### Requirements
Go through the records from the first line and retype each one exactly, stopping once the line with "fig.savefig('out.png', dpi=100)" is done. Pictures are left out.

>>>>

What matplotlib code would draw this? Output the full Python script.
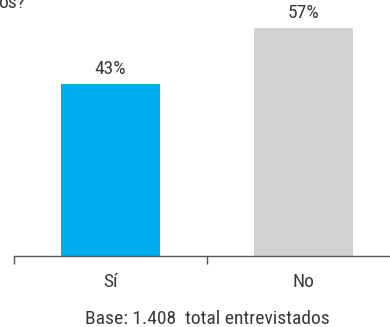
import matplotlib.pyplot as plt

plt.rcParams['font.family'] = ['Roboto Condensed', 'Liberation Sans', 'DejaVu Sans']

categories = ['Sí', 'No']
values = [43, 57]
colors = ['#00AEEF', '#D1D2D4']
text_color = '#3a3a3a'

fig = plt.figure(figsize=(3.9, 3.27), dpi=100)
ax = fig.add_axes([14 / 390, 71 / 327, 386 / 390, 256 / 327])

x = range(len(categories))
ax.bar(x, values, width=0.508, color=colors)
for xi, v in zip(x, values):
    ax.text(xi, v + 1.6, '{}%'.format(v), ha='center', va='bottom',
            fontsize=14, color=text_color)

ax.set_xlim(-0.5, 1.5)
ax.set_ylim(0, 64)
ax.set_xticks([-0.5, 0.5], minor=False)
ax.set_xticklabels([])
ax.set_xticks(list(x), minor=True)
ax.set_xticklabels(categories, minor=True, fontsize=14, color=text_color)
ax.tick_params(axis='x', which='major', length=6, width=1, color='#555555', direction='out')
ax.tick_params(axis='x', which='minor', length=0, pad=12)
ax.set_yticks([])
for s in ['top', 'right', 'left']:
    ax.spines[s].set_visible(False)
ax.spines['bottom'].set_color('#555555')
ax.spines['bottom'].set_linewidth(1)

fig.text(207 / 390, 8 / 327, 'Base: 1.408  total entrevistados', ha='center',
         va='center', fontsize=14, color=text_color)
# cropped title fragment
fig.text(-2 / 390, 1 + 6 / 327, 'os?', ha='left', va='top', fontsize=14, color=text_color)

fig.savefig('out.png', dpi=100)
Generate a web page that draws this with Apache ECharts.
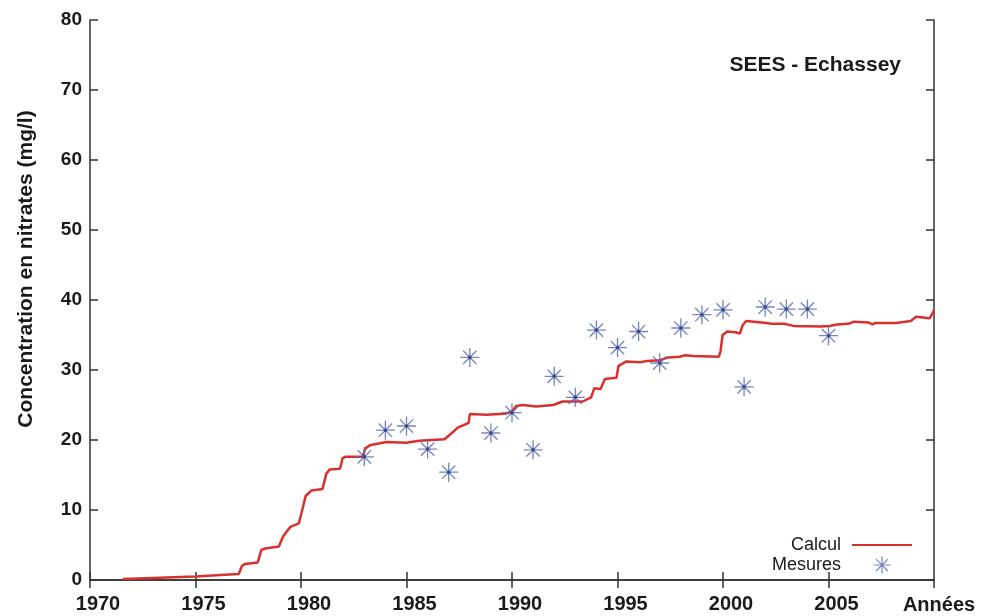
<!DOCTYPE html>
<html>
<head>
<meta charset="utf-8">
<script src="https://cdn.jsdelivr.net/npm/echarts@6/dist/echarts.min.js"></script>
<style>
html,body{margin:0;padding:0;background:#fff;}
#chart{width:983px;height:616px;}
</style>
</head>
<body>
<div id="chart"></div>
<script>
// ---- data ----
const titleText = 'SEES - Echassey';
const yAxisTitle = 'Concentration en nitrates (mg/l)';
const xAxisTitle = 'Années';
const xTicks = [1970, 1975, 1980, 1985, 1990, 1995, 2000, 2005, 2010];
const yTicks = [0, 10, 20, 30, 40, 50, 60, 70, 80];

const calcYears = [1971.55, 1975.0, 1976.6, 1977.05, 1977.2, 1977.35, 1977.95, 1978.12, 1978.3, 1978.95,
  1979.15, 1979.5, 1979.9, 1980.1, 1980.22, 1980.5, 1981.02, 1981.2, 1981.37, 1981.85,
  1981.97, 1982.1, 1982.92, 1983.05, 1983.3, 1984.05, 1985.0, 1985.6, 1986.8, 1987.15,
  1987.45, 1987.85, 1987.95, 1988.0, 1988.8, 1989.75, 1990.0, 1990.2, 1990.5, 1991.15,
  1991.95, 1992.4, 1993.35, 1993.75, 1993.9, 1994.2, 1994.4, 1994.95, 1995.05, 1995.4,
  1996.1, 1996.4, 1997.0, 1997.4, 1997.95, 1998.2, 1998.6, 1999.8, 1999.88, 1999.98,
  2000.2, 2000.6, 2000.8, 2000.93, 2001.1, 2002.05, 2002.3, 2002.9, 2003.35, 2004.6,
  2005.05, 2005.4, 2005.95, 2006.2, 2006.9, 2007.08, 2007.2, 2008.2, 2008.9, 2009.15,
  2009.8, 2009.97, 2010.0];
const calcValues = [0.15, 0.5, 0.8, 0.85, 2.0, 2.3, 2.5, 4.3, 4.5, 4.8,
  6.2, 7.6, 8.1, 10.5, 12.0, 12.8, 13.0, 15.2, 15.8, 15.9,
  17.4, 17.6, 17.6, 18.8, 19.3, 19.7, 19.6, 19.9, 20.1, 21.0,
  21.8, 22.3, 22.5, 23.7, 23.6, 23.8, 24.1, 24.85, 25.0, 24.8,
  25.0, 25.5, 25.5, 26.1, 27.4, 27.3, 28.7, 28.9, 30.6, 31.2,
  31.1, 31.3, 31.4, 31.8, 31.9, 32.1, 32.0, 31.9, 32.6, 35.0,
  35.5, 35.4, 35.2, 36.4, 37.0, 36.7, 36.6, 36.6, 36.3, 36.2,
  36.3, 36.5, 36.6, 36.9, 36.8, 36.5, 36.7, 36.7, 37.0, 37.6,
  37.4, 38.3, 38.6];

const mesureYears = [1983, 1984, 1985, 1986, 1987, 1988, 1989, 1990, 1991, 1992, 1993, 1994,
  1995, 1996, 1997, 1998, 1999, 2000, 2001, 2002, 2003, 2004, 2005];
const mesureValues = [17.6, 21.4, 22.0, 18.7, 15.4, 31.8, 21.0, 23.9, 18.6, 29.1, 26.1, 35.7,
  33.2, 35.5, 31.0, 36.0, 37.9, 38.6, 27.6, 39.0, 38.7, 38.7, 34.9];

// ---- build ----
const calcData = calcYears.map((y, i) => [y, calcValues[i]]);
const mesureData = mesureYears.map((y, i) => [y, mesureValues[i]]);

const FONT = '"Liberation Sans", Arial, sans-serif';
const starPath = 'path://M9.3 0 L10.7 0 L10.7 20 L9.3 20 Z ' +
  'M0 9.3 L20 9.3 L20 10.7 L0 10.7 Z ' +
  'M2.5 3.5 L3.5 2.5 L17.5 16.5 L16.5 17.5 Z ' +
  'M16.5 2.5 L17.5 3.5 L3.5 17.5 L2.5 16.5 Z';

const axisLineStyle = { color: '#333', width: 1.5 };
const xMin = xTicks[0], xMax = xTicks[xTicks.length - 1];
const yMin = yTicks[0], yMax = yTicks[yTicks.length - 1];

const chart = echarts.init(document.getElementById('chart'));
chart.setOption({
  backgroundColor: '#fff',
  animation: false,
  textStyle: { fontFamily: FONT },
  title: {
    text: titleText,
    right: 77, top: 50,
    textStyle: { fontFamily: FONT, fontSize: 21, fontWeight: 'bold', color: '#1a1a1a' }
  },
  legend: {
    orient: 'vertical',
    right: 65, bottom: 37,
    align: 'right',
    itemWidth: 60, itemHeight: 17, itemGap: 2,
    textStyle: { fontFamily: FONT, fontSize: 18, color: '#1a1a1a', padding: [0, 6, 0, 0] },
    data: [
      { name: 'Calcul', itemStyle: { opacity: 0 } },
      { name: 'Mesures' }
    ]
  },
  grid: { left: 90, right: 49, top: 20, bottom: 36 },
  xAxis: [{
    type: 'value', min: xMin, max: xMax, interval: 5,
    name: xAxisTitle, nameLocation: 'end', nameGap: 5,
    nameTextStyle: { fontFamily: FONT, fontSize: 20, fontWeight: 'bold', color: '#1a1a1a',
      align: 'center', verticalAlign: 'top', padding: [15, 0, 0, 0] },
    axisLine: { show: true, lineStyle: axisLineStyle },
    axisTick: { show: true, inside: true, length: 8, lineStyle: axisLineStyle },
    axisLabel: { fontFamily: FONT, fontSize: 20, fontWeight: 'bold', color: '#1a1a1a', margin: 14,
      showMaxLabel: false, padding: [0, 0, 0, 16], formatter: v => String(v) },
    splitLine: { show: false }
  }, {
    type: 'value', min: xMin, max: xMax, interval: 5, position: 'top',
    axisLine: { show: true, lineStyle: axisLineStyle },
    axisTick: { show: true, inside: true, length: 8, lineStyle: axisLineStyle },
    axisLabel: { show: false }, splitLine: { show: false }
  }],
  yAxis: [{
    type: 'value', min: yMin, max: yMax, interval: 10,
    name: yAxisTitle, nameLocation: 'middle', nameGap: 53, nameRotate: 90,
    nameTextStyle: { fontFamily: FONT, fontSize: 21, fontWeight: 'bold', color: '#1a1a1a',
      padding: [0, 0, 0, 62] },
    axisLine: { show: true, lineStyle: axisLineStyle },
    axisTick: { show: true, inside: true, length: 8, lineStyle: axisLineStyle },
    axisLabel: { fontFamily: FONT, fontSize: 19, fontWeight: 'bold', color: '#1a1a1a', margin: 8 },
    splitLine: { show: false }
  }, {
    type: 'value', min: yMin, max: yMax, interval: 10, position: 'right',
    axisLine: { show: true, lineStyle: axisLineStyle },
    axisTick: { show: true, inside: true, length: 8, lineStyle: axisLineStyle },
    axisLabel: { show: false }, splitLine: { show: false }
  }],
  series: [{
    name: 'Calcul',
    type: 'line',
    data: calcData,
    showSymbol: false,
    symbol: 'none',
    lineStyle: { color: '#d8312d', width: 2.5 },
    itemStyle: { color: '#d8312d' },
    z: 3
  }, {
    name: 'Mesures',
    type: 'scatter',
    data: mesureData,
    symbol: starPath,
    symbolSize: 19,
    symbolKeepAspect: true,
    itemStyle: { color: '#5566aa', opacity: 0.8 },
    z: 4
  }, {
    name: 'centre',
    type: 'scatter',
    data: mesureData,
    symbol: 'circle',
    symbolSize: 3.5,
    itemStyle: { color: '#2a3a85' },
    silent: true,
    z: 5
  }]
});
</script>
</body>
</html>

<<<<

### The response
What matplotlib code would draw this? Output the full Python script.
import matplotlib.pyplot as plt

plt.rcParams['font.family'] = ['Roboto Condensed', 'Liberation Sans', 'DejaVu Sans']

categories = ['Sí', 'No']
values = [43, 57]
colors = ['#00AEEF', '#D1D2D4']
text_color = '#3a3a3a'

fig = plt.figure(figsize=(3.9, 3.27), dpi=100)
ax = fig.add_axes([14 / 390, 71 / 327, 386 / 390, 256 / 327])

x = range(len(categories))
ax.bar(x, values, width=0.508, color=colors)
for xi, v in zip(x, values):
    ax.text(xi, v + 1.6, '{}%'.format(v), ha='center', va='bottom',
            fontsize=14, color=text_color)

ax.set_xlim(-0.5, 1.5)
ax.set_ylim(0, 64)
ax.set_xticks([-0.5, 0.5], minor=False)
ax.set_xticklabels([])
ax.set_xticks(list(x), minor=True)
ax.set_xticklabels(categories, minor=True, fontsize=14, color=text_color)
ax.tick_params(axis='x', which='major', length=6, width=1, color='#555555', direction='out')
ax.tick_params(axis='x', which='minor', length=0, pad=12)
ax.set_yticks([])
for s in ['top', 'right', 'left']:
    ax.spines[s].set_visible(False)
ax.spines['bottom'].set_color('#555555')
ax.spines['bottom'].set_linewidth(1)

fig.text(207 / 390, 8 / 327, 'Base: 1.408  total entrevistados', ha='center',
         va='center', fontsize=14, color=text_color)
# cropped title fragment
fig.text(-2 / 390, 1 + 6 / 327, 'os?', ha='left', va='top', fontsize=14, color=text_color)

fig.savefig('out.png', dpi=100)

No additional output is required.